O ministro ainda questionou a conclusão dos colegas que não teriam enxergado na união dos mensaleiros a figura de uma quadrilha formada com o único e exclusivo intuito de cometer crimes contra o sistema político, o sistema financeiro e a própria população.
“A continuidade da prática criminosa saltou os olhos. Durante quantos anos se houve a prática? Houve permanência, houve estabilidade e houve, acima de tudo, incindível entrosamento. Não tivesse a mazela sido escancarada, o governo atual no Brasil seria outro. A quadrilha se mostrou armada, mas não de arma de fogo ou branca.

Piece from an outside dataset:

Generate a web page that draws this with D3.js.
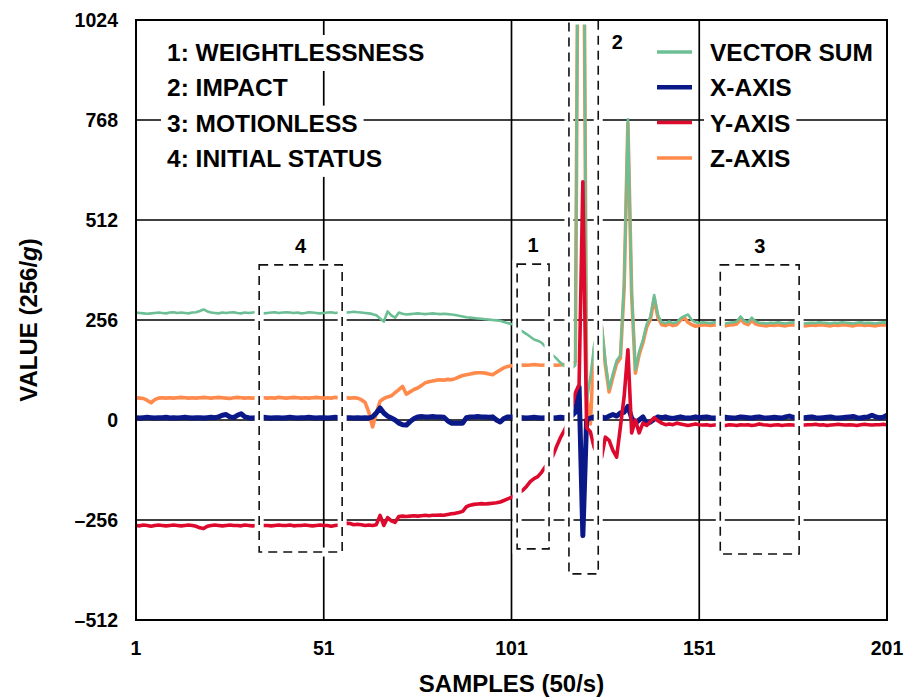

A quadrilha se mostrou armada de muito dinheiro”, atacou Marco Aurélio.
Os ministros ainda voltam a se reunir na tarde desta quinta-feira para iniciar a análise dos embargos infringentes interpostos por três condenados por lavagem de dinheiro que tiveram ao menos quatro votos favoráveis às suas absolvições. São eles: o ex-deputado João Paulo Cunha (PT-SP), o ex-assessor do PP João Cláudio Genu e o doleiro Breno Fischberg.
Confira como ficam as penas dos oito réus absolvidos do crime de formação de quadrilha:
José Dirceu, ex-ministro da Casa Civil
Como era: 10 anos e 10 meses, em regime fechado, por corrupção ativa e formação de quadrilha.
Como fica: 7 anos e 11 meses, em regime semiaberto, por corrupção ativa.
José Genoino, ex-deputado e ex-presidente do PT
Como era: 6 anos e 11 meses e multa, em regime semiaberto, por corrupção ativa e formação de quadrilha.
Como fica: 4 anos e 8 meses, em regime semiaberto, por corrupção ativa.
Delúbio Soares, ex-tesoureiro do PT
Como era: 8 anos e 11 meses, em regime fechado, por corrupção ativa e formação de quadrilha.
Como fica: 6 anos e 8 meses, em regime semiaberto, por corrupção ativa.
Marcos Valério, operador do mensalão
Como era: 40 anos, 4 meses e 6 dias, em regime fechado, por corrupção ativa, peculato, lavagem de dinheiro, evasão de divisas e formação de quadrilha.
Como fica: 37 anos e 5 meses e 6 dias , em regime fechado, por corrupção ativa, peculato, lavagem de dinheiro e evasão de divisas.
Cristiano Paz, ex-sócio de Marcos Valério
Como era: 25 anos, 11 meses e 20 dias, em regime fechado, por corrupção ativa, peculato, lavagem de dinheiro e formação de quadrilha.
Como fica: 23 anos, 8 meses e 20 dias, em regime fechado, por corrupção ativa, peculato e lavagem de dinheiro.
Ramon Hollerbach, ex-sócio de Marcos Valério
Como era: 29 anos, 7 meses e 20 dias, em regime fechado, por corrupção ativa, peculato, lavagem de dinheiro, evasão de divisas e formação de quadrilha.
Como fica: 27 anos, 4 meses e 20 dias, em regime fechado, por corrupção ativa, peculato, lavagem de dinheiro e evasão de divisas.
Kátia Rabello, ex-presidente do Banco Rural
Como era: 16 anos e 8 meses, em regime fechado, por lavagem de dinheiro, gestão fraudulenta, evasão de divisas e formação de quadrilha.
Como fica: 14 anos e 5 meses, em regime fechado, por lavagem de dinheiro, gestão fraudulenta e evasão de divisas.
José Roberto Salgado, ex-dirigente do Banco Rural
Como era: 16 anos e 8 meses, em regime fechado, por lavagem de dinheiro, gestão fraudulenta, evasão de divisas e formação de quadrilha.
Como fica: 14 anos e 5 meses, em regime fechado, por lavagem de dinheiro, gestão fraudulenta e evasão de divisas.